→ Problem to solve:
Repeat verbatim, and only, the lines of the data below, beginning at the line that contains "Reproduce this chart" and stopping after the line that contains "dx: number; size: number".

→ Information shown:
========

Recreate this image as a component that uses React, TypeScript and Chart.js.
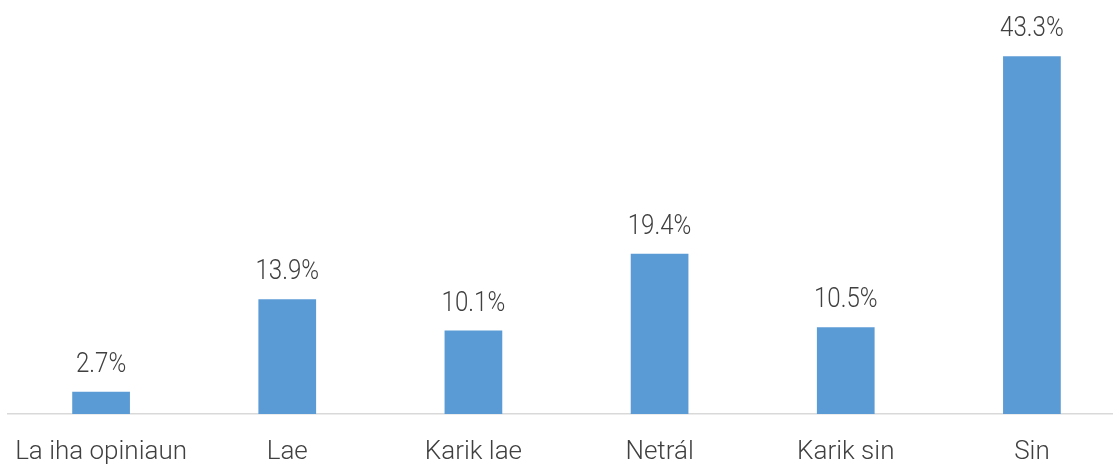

========

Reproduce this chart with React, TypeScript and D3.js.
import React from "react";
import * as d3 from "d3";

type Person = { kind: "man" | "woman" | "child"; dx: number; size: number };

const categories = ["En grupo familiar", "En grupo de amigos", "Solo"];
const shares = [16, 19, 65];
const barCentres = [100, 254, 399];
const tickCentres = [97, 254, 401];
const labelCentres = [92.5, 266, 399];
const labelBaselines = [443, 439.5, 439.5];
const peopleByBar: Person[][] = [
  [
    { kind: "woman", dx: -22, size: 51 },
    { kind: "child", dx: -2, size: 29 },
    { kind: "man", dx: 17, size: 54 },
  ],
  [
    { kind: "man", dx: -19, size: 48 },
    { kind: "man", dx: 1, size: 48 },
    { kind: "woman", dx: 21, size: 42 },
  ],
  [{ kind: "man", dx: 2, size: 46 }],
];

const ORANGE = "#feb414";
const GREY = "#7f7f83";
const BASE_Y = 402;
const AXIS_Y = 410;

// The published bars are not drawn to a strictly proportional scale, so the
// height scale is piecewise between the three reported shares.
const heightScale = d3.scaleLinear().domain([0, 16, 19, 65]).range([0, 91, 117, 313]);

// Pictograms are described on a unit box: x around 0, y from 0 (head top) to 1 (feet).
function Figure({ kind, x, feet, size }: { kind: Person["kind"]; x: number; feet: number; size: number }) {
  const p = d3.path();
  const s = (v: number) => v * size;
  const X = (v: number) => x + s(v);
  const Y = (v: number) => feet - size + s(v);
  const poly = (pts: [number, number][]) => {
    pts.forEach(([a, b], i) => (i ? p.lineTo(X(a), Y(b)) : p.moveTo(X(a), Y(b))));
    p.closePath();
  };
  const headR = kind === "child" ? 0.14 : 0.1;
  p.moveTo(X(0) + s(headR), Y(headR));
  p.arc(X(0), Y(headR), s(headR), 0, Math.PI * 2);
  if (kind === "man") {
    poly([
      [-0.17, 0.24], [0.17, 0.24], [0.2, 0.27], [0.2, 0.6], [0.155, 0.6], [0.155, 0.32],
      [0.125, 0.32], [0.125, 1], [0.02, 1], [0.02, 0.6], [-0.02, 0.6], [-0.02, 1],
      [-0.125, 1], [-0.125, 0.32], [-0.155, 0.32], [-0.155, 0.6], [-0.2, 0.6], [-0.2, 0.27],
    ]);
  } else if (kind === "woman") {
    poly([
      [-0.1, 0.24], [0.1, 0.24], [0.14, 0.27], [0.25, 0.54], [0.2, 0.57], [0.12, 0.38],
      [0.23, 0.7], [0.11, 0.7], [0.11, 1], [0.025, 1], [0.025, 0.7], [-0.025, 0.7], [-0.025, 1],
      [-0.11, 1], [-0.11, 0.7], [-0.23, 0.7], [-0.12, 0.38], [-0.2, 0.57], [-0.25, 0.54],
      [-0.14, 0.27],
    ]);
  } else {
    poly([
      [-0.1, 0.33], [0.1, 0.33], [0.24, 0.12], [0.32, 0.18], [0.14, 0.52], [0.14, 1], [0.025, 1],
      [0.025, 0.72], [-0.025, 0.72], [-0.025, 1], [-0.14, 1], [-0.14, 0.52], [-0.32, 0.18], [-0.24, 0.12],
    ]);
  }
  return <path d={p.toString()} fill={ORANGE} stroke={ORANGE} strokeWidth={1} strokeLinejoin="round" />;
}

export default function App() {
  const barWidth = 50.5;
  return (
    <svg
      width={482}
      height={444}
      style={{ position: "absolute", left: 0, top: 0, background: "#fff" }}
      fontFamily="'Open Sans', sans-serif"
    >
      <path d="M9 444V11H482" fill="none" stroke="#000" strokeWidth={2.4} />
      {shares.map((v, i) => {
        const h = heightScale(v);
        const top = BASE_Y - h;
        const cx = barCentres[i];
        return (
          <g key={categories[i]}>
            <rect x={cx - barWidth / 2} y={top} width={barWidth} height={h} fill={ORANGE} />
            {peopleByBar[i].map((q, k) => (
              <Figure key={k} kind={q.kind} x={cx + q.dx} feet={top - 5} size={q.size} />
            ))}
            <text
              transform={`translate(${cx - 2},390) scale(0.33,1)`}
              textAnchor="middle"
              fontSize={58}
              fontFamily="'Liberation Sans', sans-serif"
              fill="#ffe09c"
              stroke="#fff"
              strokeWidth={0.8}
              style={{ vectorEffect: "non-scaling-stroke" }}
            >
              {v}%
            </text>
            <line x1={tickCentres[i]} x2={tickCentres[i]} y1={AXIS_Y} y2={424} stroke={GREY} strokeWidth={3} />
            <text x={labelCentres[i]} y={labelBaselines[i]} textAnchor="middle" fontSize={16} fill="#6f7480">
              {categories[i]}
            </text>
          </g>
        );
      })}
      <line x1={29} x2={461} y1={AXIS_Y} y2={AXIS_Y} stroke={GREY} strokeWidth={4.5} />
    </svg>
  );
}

========

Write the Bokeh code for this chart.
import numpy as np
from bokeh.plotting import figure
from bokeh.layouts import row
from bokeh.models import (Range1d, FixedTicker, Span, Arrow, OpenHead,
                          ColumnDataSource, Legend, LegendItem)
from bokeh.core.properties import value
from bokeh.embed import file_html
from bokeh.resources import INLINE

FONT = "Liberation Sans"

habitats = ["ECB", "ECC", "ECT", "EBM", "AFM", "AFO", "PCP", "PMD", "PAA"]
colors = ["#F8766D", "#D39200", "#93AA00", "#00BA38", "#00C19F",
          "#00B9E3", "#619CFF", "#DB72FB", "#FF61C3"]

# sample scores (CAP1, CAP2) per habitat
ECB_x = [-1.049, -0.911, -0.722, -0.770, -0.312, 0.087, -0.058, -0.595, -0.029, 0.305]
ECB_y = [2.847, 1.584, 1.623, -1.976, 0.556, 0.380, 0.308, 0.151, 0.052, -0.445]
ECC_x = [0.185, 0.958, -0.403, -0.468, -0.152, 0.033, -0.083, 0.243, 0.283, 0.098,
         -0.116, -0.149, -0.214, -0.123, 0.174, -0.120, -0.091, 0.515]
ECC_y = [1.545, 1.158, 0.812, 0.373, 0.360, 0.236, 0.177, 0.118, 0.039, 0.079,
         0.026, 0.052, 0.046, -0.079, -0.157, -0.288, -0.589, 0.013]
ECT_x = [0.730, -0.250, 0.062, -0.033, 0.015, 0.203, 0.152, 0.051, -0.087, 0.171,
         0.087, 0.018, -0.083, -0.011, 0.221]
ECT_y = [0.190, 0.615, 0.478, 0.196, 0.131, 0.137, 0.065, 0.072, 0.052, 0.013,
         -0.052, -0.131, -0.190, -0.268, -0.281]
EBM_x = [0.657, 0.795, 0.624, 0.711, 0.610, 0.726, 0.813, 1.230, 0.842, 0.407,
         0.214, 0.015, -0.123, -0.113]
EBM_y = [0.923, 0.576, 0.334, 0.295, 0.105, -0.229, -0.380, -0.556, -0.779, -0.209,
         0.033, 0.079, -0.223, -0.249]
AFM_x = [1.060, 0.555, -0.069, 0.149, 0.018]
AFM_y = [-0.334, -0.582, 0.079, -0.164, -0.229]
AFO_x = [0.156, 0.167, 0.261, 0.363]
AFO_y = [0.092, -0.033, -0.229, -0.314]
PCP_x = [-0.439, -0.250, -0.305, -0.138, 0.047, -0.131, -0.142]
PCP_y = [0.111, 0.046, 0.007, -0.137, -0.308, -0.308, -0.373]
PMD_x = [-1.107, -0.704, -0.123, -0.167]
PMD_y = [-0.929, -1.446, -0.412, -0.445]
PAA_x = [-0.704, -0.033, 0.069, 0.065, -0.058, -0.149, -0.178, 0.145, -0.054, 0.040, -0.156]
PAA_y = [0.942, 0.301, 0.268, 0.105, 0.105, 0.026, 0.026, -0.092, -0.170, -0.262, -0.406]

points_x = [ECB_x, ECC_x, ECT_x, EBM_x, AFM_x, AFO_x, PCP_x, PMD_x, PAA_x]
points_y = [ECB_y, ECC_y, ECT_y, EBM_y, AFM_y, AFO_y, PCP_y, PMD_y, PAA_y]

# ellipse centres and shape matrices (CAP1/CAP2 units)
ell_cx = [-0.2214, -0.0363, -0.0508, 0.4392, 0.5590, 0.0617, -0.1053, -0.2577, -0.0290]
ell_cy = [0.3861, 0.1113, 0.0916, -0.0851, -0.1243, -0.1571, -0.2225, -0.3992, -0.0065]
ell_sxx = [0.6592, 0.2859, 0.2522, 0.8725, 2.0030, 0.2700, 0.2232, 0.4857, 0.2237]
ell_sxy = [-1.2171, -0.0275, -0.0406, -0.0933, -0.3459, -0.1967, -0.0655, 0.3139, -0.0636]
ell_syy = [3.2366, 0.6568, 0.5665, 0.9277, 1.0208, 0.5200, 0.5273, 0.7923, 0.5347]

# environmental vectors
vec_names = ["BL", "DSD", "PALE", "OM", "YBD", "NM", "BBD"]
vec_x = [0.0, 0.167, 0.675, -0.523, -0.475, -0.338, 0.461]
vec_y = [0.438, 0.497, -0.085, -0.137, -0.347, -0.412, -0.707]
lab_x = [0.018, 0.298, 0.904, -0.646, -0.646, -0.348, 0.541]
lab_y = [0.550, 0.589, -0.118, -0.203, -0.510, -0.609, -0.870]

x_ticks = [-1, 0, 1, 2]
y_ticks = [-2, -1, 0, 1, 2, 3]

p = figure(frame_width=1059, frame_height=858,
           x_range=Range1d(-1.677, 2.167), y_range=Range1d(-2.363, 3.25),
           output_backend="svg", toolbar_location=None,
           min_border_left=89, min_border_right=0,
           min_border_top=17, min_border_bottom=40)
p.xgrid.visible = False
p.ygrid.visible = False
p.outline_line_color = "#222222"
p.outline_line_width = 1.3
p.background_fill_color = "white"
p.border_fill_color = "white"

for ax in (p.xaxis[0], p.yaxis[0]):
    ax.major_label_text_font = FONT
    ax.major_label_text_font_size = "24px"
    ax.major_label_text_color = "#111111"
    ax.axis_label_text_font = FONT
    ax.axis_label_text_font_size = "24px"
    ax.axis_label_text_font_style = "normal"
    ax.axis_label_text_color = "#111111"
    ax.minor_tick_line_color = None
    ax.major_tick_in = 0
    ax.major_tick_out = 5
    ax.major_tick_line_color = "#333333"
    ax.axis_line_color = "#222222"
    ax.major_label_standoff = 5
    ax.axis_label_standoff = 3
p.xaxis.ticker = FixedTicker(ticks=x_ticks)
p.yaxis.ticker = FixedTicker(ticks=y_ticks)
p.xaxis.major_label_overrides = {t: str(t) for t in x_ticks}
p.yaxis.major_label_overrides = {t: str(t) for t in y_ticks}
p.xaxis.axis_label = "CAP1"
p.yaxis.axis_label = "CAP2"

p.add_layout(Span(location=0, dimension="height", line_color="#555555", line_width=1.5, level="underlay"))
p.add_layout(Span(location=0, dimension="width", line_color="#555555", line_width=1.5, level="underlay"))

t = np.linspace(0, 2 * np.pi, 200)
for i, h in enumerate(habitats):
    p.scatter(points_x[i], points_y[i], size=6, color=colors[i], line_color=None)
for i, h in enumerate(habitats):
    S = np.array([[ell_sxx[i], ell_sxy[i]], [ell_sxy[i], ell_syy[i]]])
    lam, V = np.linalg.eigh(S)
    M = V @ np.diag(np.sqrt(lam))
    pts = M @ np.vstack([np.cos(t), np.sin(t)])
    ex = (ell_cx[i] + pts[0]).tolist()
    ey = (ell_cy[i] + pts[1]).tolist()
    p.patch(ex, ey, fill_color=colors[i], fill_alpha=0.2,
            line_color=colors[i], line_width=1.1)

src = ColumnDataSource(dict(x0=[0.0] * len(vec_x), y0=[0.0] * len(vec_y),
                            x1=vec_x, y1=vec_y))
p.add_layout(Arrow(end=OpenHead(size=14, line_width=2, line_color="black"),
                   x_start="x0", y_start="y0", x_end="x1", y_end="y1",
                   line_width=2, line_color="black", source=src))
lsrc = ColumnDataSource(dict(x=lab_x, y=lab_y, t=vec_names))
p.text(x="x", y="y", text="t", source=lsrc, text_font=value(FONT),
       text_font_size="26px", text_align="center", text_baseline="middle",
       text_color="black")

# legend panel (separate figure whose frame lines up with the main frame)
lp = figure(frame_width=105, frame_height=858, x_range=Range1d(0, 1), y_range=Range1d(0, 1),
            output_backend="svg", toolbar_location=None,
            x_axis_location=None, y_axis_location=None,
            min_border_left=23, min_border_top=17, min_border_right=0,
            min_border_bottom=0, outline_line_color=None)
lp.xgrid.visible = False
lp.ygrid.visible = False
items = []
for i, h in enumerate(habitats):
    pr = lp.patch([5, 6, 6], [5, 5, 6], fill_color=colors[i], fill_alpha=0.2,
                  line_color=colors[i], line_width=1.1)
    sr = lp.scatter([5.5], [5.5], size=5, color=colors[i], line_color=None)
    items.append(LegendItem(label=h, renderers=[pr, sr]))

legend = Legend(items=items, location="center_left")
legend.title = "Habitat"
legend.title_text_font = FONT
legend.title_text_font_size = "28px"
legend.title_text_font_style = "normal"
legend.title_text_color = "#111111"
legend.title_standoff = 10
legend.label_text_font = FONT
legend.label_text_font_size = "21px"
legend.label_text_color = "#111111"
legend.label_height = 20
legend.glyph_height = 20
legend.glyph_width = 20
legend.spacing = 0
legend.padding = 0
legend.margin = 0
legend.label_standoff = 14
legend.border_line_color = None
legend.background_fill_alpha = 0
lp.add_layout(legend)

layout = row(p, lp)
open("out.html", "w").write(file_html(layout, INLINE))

========

→ Problem solution:
Reproduce this chart with React, TypeScript and D3.js.
import React from "react";
import * as d3 from "d3";

type Person = { kind: "man" | "woman" | "child"; dx: number; size: number };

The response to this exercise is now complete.